> _DATA SHOWN_
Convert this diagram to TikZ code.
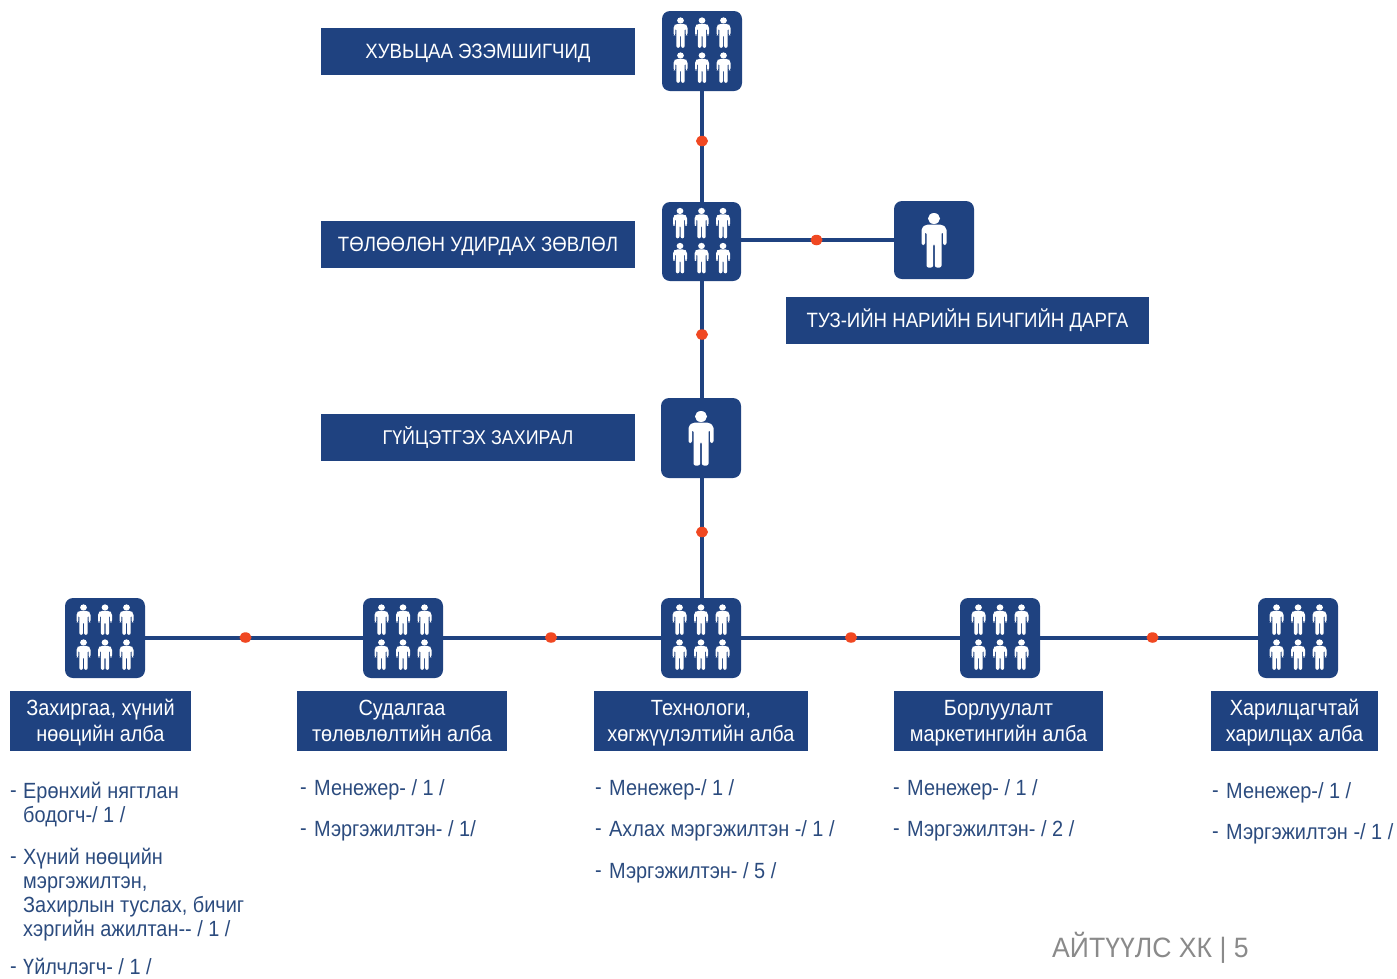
\documentclass[tikz,border=0pt]{standalone}
\usepackage{fontspec}
\setmainfont[FakeStretch=0.9]{Liberation Sans}
\newfontfamily\condfont[FakeStretch=0.905]{Liberation Sans}
\newfontfamily\footfont[FakeStretch=0.95]{Liberation Sans}
\usetikzlibrary{shapes.geometric}
\definecolor{navy}{HTML}{1F4280}
\definecolor{listblue}{HTML}{2B4B7E}
\definecolor{dotred}{HTML}{F04822}
\definecolor{footgray}{HTML}{8A8A8A}
\newcommand\deptlines[2]{\rule{0pt}{14pt}\smash{#1}\\\smash{#2}}
\tikzset{
  x=1pt,y=1pt,
  iconbox/.style={fill=navy,rounded corners=8pt,minimum width=80pt,minimum height=80pt,inner sep=0pt,outer sep=0pt},
  titlebox/.style={fill=navy,text=white,inner sep=0pt,outer sep=0pt,text height=14.5pt,text depth=0pt,font=\fontsize{20.7}{24}\selectfont},
  deptbox/.style={fill=navy,text=white,inner sep=0pt,outer sep=0pt,align=center,font=\condfont\fontsize{22}{26}\selectfont},
  listitem/.style={anchor=north west,align=left,inner sep=0pt,text=listblue,font=\condfont\fontsize{22}{24}\selectfont,execute at begin node={\rule{0pt}{15pt}}},
  link/.style={draw=navy,line width=3.6pt},
  dotmark/.style={fill=dotred,ellipse,minimum width=12pt,minimum height=10.5pt,inner sep=0pt},
  footer/.style={text=footgray,inner sep=0pt,font=\footfont\fontsize{28}{30}\selectfont},
  pics/man/.style={code={
    \fill[white,scale=#1] (0,21.5) ellipse (6 and 5.5);
    \fill[white,scale=#1,rounded corners=2pt]
      (-12.5,-5) -- (-12.5,12) -- (-8,15.5) -- (8,15.5) -- (12.5,12) -- (12.5,-5) -- (9,-5) -- (9,8)
      -- (7.5,8) -- (7.5,-27.5) -- (0.9,-27.5) -- (0.9,-4) -- (-0.9,-4) -- (-0.9,-27.5) -- (-7.5,-27.5)
      -- (-7.5,8) -- (-9,8) -- (-9,-5) -- cycle;
  }},
  pics/sixmen/.style={code={
    \foreach \px in {-21.5,0,21.5}\foreach \py in {-16.5,18.5}{\path (\px,\py) pic {man=0.56};}
  }}
}
\begin{document}
\begin{tikzpicture}
\useasboundingbox (0,0) rectangle (1397,-978);
% icons
\node[iconbox] (owners) at (702,-51) {};
\node[iconbox,minimum width=79pt,minimum height=79pt] (board) at (701.5,-241.5) {};
\node[iconbox,minimum height=78pt] (secretary) at (934,-240) {};
\node[iconbox] (ceo) at (701,-438) {};
\node[iconbox] (admin) at (105,-638) {};
\node[iconbox] (research) at (403,-638) {};
\node[iconbox] (tech) at (701,-638) {};
\node[iconbox] (sales) at (1000,-638) {};
\node[iconbox] (care) at (1298,-638) {};
\path (owners) pic {sixmen};
\path (board) pic {sixmen};
\path (secretary) pic {man=1};
\path (ceo) pic {man=1};
\foreach \n in {admin,research,tech,sales,care}{\path (\n) pic {sixmen};}
% connectors
\draw[link] (owners.south -| 702,0) -- (board.north -| 702,0);
\draw[link] (board.south -| 702,0) -- (ceo.north -| 702,0);
\draw[link] (ceo.south -| 702,0) -- (tech.north -| 702,0);
\draw[link] (secretary.west) -- (secretary.west -| board.east);
\draw[link] (admin) -- (research);
\draw[link] (research) -- (tech);
\draw[link] (tech) -- (sales);
\draw[link] (sales) -- (care);
% dots
\node[dotmark] (d1) at (702,-141) {};
\node[dotmark] (d2) at (702,-334.5) {};
\node[dotmark] (d3) at (702,-532) {};
\node[dotmark] (d4) at (816.5,-240) {};
\node[dotmark] (d5) at (245.5,-637.5) {};
\node[dotmark] (d6) at (551,-637.5) {};
\node[dotmark] (d7) at (851,-637.5) {};
\node[dotmark] (d8) at (1152.5,-637.5) {};
% title boxes
\node[titlebox,minimum width=314pt,minimum height=47pt] (t1) at (478,-51.5) {ХУВЬЦАА ЭЗЭМШИГЧИД};
\node[titlebox,minimum width=314pt,minimum height=47pt] (t2) at (478,-244.5) {ТӨЛӨӨЛӨН УДИРДАХ ЗӨВЛӨЛ};
\node[titlebox,minimum width=314pt,minimum height=47pt,font=\fontsize{19.9}{24}\selectfont] (t3) at (478,-437.5) {ГҮЙЦЭТГЭХ ЗАХИРАЛ};
\node[titlebox,minimum width=363pt,minimum height=47pt] (t4) at (967.5,-320.5) {ТУЗ-ИЙН НАРИЙН БИЧГИЙН ДАРГА};
% department boxes
\node[deptbox,minimum width=181pt,minimum height=60pt] (b1) at (100.5,-721) {\deptlines{Захиргаа, хүний}{нөөцийн алба}};
\node[deptbox,minimum width=210pt,minimum height=60pt] (b2) at (402,-721) {\deptlines{Судалгаа}{төлөвлөлтийн алба}};
\node[deptbox,minimum width=214pt,minimum height=60pt] (b3) at (701,-721) {\deptlines{Технологи,}{хөгжүүлэлтийн алба}};
\node[deptbox,minimum width=209pt,minimum height=60pt] (b4) at (998.5,-721) {\deptlines{Борлуулалт}{маркетингийн алба}};
\node[deptbox,minimum width=167pt,minimum height=60pt] (b5) at (1294.5,-721) {\deptlines{Харилцагчтай}{харилцах алба}};
% lists
\foreach \lx/\ly/\txt in {
  10/-782/-, 23/-782/{Ерөнхий нягтлан\\бодогч-/ 1 /},
  10/-848/-, 23/-848/{Хүний нөөцийн\\мэргэжилтэн,\\Захирлын туслах, бичиг\\хэргийн ажилтан-- / 1 /},
  10/-958/-, 23/-958/{Үйлчлэгч- / 1 /},
  300/-779/-, 314/-779/{Менежер- / 1 /},
  300/-820/-, 314/-820/{Мэргэжилтэн- / 1/},
  595/-779/-, 609/-779/{Менежер-/ 1 /},
  595/-820/-, 609/-820/{Ахлах мэргэжилтэн -/ 1 /},
  595/-862/-, 609/-862/{Мэргэжилтэн- / 5 /},
  893/-779/-, 907/-779/{Менежер- / 1 /},
  893/-820/-, 907/-820/{Мэргэжилтэн- / 2 /},
  1212/-782/-, 1226/-782/{Менежер-/ 1 /},
  1212/-823/-, 1226/-823/{Мэргэжилтэн -/ 1 /}
}{\node[listitem] at (\lx,\ly) {\txt};}
\node[footer,anchor=west] (foot) at (1052,-948) {АЙТҮҮЛС ХК | 5};
\end{tikzpicture}
\end{document}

> _WORK INSTRUCTIONS_
Lines containing the string "code" are to be selected and copied.

> _TASK RESULT_
Convert this diagram to TikZ code.
  pics/man/.style={code={
  pics/sixmen/.style={code={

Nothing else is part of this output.